• What needs to be done:
Gather, from the listing beneath this task, every line holding the string "chart".

· · · · ·

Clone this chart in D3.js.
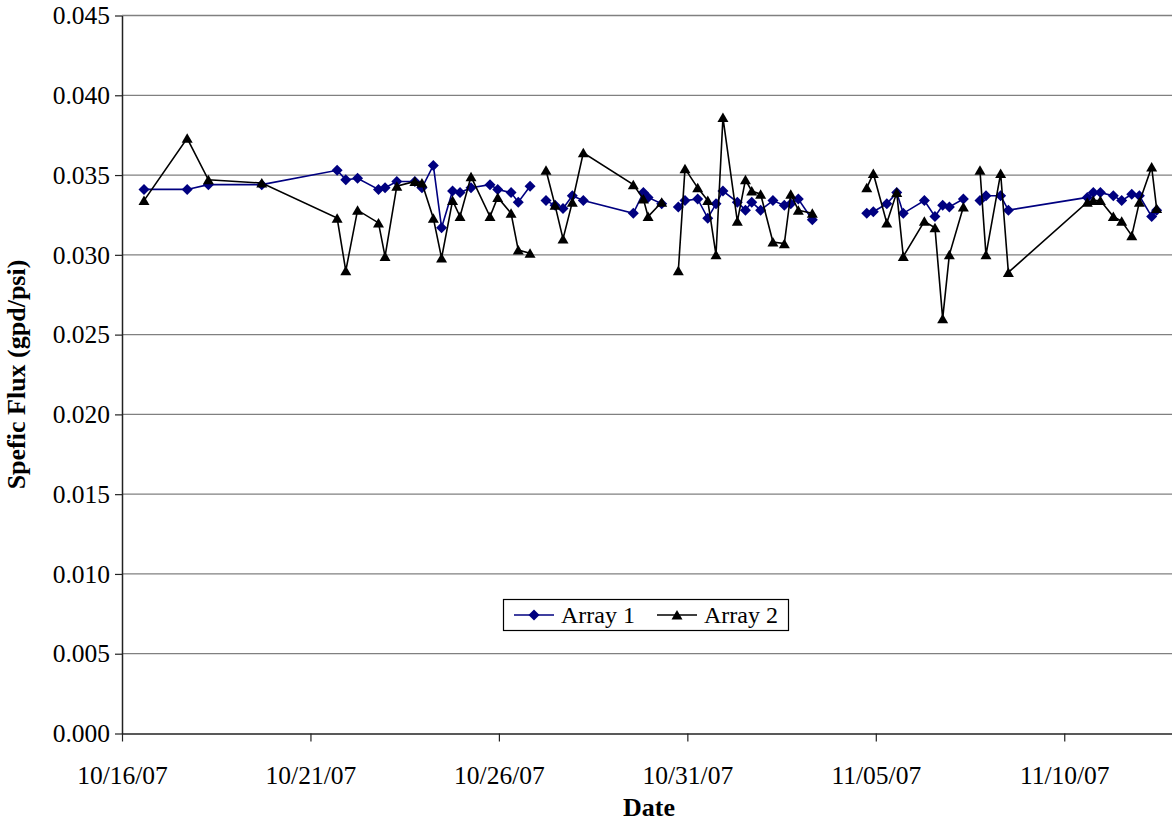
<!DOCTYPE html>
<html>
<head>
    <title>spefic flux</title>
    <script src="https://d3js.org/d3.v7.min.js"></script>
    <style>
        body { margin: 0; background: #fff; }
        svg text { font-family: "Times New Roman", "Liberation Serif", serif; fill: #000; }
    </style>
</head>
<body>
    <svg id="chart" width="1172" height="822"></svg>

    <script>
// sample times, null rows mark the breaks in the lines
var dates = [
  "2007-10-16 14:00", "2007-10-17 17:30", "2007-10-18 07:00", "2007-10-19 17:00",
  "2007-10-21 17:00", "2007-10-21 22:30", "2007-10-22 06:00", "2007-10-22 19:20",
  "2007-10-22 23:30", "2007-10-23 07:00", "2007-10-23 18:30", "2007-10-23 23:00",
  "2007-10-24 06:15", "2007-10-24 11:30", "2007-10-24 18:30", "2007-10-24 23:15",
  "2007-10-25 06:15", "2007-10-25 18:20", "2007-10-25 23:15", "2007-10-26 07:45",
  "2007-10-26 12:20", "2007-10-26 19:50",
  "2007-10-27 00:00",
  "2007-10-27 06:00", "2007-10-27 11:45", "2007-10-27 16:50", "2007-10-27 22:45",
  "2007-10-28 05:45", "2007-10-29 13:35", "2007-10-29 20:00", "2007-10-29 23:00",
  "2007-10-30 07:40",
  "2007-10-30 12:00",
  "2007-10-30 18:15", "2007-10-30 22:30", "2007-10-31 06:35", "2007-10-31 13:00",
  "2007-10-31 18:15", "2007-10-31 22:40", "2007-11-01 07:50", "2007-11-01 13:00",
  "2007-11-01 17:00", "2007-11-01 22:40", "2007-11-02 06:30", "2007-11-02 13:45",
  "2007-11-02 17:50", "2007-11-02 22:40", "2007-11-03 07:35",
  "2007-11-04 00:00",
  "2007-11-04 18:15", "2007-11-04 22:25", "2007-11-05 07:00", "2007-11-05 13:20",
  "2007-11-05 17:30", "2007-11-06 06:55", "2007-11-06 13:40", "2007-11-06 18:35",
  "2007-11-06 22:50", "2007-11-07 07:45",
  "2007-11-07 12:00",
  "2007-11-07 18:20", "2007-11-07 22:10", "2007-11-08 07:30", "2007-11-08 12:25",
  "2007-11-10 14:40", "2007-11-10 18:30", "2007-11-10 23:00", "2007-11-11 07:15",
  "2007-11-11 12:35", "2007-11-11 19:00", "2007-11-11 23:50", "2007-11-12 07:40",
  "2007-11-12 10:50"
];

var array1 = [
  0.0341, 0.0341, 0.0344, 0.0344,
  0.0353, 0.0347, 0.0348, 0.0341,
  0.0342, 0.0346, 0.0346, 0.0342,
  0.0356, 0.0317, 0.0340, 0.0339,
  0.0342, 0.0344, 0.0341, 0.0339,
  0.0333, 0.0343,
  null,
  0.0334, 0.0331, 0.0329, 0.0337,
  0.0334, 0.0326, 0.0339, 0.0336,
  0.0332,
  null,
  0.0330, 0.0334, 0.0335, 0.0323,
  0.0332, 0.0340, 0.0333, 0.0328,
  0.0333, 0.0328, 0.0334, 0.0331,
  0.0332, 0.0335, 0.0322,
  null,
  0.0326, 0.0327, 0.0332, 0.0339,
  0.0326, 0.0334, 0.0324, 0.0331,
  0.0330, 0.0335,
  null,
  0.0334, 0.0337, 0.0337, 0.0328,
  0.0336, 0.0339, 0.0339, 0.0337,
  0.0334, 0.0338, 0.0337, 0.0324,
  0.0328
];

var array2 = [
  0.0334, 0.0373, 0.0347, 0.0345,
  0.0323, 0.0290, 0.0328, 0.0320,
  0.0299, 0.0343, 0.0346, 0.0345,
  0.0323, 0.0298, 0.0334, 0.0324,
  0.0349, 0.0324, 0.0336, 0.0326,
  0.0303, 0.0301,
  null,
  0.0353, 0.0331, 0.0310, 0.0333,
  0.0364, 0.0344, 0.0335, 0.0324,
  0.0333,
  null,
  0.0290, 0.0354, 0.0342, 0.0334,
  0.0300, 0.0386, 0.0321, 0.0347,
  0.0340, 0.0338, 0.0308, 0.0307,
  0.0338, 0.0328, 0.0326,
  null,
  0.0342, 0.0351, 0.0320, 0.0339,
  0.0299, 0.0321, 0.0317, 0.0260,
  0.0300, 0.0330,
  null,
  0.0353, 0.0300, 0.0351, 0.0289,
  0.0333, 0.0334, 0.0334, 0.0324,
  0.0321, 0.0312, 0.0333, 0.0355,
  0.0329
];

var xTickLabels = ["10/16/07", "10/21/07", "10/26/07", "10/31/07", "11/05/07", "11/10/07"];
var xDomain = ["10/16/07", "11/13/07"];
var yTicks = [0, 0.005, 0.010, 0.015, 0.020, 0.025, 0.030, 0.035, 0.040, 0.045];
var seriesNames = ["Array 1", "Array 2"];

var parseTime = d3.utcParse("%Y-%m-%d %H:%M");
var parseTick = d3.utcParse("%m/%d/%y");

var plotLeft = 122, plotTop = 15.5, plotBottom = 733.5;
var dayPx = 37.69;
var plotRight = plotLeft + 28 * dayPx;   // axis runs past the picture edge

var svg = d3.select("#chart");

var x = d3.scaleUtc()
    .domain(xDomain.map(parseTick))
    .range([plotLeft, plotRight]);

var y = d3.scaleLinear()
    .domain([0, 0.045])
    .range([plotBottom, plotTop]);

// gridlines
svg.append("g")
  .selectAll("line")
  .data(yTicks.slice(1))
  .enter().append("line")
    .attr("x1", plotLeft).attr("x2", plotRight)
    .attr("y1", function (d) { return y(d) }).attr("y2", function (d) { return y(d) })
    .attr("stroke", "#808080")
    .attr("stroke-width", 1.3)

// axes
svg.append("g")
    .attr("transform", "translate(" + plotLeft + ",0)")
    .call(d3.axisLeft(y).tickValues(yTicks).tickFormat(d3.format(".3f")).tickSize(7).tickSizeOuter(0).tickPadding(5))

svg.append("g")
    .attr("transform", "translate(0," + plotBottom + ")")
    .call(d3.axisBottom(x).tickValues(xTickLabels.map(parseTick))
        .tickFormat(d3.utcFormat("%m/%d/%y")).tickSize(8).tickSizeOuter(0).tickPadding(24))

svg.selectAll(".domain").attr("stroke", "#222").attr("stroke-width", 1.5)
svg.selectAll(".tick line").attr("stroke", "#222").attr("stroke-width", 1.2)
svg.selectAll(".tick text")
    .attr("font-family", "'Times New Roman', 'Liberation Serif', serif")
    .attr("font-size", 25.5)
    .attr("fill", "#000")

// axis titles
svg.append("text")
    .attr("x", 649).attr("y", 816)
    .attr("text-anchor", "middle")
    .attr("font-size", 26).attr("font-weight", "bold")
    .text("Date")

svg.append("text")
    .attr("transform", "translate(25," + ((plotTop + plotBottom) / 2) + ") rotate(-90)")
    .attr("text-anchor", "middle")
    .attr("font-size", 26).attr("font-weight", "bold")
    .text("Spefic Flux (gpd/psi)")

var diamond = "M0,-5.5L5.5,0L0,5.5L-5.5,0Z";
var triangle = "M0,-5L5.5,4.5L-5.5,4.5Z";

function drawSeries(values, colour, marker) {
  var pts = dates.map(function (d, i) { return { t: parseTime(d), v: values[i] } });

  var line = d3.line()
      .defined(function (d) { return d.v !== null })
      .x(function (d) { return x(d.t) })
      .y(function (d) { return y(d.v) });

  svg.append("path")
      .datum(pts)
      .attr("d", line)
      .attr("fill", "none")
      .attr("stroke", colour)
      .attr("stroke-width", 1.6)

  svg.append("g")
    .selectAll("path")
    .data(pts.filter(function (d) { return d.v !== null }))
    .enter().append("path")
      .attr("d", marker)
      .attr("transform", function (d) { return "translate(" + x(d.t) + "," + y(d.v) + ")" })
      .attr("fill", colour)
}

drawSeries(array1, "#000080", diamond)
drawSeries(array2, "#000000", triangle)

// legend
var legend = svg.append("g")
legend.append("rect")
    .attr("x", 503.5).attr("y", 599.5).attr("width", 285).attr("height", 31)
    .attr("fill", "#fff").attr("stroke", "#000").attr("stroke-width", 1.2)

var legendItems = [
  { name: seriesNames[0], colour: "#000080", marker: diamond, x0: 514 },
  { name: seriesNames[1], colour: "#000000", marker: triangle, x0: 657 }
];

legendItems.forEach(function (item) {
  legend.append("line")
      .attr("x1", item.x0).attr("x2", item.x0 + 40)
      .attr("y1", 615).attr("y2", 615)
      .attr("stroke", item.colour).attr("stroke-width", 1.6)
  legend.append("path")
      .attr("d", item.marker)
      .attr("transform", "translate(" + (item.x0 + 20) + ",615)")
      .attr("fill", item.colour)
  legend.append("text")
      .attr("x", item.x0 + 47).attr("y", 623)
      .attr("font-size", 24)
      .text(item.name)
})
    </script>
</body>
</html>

· · · · ·

• Response to the exercise:
Clone this chart in D3.js.
    <svg id="chart" width="1172" height="822"></svg>
var svg = d3.select("#chart");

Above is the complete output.